- Born: July 8, 1952 (age 74) Küsnacht, Switzerland
- Genres: Classical
- Instrument: Flute
- Formerly of: Vienna Philharmonic

= Dieter Flury =

Swiss flutist (born 1952)

Dieter Flury (born July 8, 1952) is a Swiss classical flutist who was the principal flute of the Vienna Philharmonic from 1981 to 2017. He also served as the orchestra's managing director from 2005 to 2014.

==Early life==
Flury studied with Hans Meyer and André Jaunet at the Zurich University of Music, where he graduated in 1976. He also completed a mathematics degree at the same time at ETH Zurich.

==Career==
Flury joined the Vienna State Opera Orchestra in September 1977 and the Vienna Philharmonic in 1981 as the principal flute. He was succeeded by Silvia Careddu in 2017.
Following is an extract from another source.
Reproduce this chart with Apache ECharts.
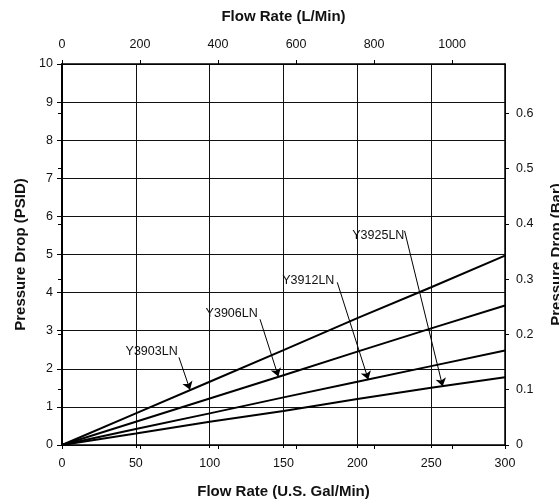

He has been a full-time professor at the University of Fine Arts in Graz, Austria since 1996.

==Controversy==
Flury has sparked controversy over comments that accepting women and/or people of color into the Vienna Philharmonic takes away from the musical tradition of the orchestra and that musicians outside of Europe do not have the same standards. In 1996, he commented:

From the beginning, we have spoken of the special Viennese qualities.... The way we make music here is... something that has a lot to do with the soul. The soul does not let itself be separated from the cultural roots that we have here in central Europe. And it also doesn't allow itself to be separated from gender... Therefore, I am convinced that it is worthwhile to accept this racist and sexist irritation, because something produced by a superficial understanding of human rights would not have the same standards.

He also told Westdeutscher Rundfunk that accepting women would be "gambling with the emotional unity that this organism currently has".